Giovanna Lancellotti: “Me posiciono em qualquer situação”
Atriz de 'O Lado Bom de Ser Traída' fala sobre assédio na vida real e cenas de sexo na ficção
Sempre sonhei em fazer cinema, mas nunca esperei protagonizar um filme como O Lado Bom de Ser Traída (há semanas no topo da Netflix). É claro que eu desejava uma personagem que me proporcionasse essa virada de menina para adulta. Em 2023, fiz 30 anos. E, apesar de ter cara de novinha, comecei a atuar aos 17. Só não imaginava ser uma mudança tão brusca na carreira. A primeira pessoa que lê meus roteiros — e guarda todos eles — é a minha avó. Sempre peço a opinião dela. Mas, para essa produção, fiquei com medo de mandar. Enfim, ela leu e falou: “Nossa, Giovanna, é forte, né? Mas é bom. Acho que você deve fazer”. Com esse veredicto, segui em frente.
É óbvio que as cenas de sexo do filme chamam muita atenção. Estava com um pouco de medo de como seria a reação das pessoas comigo. De qualquer forma, fiquei feliz ao perceber que minha atuação sobressaiu. Não sou careta, sou livre em vários aspectos, mas, nessa questão da sexualidade, do corpo e da nudez, sempre fui mais reservada. Por isso digo que a Babi, a personagem, foi um grande desafio profissional. Me tirou totalmente da zona de conforto.
Nunca imaginei que pudesse estar tão exposta e vulnerável em cena. E, graças a Deus, não passei por nenhuma situação desagradável ou constrangimento por causa do filme. Já passei, sim, em outros momentos, na vida real. Sofri um assédio aos 14 anos, quando um homem se sentou ao meu lado no ônibus e se masturbou. Eu reagi, gritei, liguei para a minha mãe, e o cara foi expulso. Sou privilegiada porque tive informação, diálogo aberto com a minha família, fui instruída e soube reagir. E, como tenho personalidade forte, me posiciono em qualquer situação. Sou daquelas que falam: “Olha aqui, gente, em pleno 2023 vocês acreditam nisso?”. Faço o outro passar vergonha. Eu diria para as mulheres que são assediadas que sei quanto é difícil: então não guardem para si, compartilhem o que aconteceu, não deixem aquele episódio corroer vocês. Ninguém merece viver sozinha com uma coisa tão nojenta. A culpa não é nossa.
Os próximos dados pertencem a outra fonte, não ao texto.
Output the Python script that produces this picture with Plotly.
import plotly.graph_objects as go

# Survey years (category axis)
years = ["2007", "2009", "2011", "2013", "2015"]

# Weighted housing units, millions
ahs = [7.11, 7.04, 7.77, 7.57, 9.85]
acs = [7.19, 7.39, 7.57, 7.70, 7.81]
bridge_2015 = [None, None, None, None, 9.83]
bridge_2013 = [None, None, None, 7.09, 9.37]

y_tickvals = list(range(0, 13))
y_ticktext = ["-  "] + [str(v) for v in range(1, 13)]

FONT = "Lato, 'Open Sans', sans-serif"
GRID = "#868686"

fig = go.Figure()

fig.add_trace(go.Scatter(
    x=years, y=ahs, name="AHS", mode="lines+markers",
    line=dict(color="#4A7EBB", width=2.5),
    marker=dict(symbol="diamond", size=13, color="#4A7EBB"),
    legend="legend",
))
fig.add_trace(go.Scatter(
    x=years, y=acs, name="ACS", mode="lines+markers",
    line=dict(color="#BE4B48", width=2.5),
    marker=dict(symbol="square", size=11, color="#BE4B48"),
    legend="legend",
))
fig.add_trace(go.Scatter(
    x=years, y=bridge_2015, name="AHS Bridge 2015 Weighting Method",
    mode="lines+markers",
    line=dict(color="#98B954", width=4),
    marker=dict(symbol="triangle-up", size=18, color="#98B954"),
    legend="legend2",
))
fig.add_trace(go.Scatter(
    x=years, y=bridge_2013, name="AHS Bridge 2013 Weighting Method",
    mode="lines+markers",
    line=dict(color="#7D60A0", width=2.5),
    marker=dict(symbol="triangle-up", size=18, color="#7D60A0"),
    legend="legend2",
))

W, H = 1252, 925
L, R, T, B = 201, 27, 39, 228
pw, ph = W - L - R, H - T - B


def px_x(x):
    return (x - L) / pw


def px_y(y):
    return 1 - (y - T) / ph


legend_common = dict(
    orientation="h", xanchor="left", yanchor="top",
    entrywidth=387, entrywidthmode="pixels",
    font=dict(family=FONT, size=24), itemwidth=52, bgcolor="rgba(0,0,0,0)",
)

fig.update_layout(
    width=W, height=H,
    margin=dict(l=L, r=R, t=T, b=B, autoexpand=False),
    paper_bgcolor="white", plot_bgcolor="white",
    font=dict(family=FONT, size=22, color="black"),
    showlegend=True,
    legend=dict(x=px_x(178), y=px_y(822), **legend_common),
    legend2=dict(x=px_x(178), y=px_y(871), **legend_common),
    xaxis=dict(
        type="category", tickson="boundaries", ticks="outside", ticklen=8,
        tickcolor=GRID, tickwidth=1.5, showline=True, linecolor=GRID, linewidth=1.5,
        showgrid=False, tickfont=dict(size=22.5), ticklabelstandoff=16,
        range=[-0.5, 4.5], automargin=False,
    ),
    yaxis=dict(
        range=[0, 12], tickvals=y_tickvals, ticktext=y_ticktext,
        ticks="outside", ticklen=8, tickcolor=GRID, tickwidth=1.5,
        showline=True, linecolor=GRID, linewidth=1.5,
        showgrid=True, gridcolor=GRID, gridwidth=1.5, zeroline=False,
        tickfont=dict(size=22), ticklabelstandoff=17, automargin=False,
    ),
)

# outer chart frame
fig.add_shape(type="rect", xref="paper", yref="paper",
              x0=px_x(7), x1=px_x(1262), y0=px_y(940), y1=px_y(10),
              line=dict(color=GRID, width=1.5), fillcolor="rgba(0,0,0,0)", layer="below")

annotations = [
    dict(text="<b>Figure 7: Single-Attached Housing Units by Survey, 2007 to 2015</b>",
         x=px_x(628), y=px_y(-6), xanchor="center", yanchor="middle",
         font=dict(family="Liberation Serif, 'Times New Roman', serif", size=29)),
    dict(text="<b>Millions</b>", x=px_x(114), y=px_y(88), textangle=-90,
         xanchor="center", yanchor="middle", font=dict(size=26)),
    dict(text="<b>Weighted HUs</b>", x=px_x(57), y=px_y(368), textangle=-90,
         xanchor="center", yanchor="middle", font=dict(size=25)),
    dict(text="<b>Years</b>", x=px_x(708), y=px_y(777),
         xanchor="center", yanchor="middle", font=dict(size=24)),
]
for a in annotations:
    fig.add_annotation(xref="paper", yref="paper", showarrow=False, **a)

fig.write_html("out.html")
E traição? Sim, já fui traída nos meus primeiros relacionamentos. Mas não vou dizer que fui uma jovem traumatizada por essas experiências. Sempre fui alto-astral, cheia de amigos, ainda que tenha batido certo receio de me envolver, de me apaixonar. Isso foi quebrado no dia após dia. E, se existe um lado bom de ser traída, como no filme, no meu caso é estar hoje com o Gabriel, meu namorado. Se os outros não tivessem me traído, não estaria com ele agora.
Olha, quando achei que esse filme seria meu maior desafio, veio outro capaz de superá-lo, só que um problema de saúde. Comecei a gravar um longa de ação, em que faço cenas de lutas, perseguições, escaladas. Já com tudo ensaiado, eis que sofri um acidente e rompi o menisco e o ligamento do joelho. Tive de parar por três semanas para mergulhar em sessões de fisioterapia duas vezes ao dia, de domingo a domingo. A cirurgia virá depois. Fiquei frustrada.
Toda a sorte que tenho na vida e na saúde mental, eu diria não ter nesse lado ortopédico. Já sofri algumas fraturas, e elas não deixam de ser episódios de superação. Tive de operar o joelho aos 17 anos, rompi os ligamentos dos pés e, no ano passado, o da mão. Agora a dificuldade é gravar com o joelho meio solto. Me faz lembrar da Rochelle (personagem da atriz na novela Segundo Sol, que tinha síndrome de Guillain-Barré, condição autoimune que provoca fraqueza muscular e restrição motora), uma lição inesquecível. Imagina você perder seus movimentos, virar uma tetraplégica do nada e depois voltar a andar? É uma coisa única. Tenho muita fé… E acredito que nada é por acaso. Então temos de ser nossa melhor versão. E, quando esse novo filme sair, aposto que nem vão acreditar pelo que passei (risos).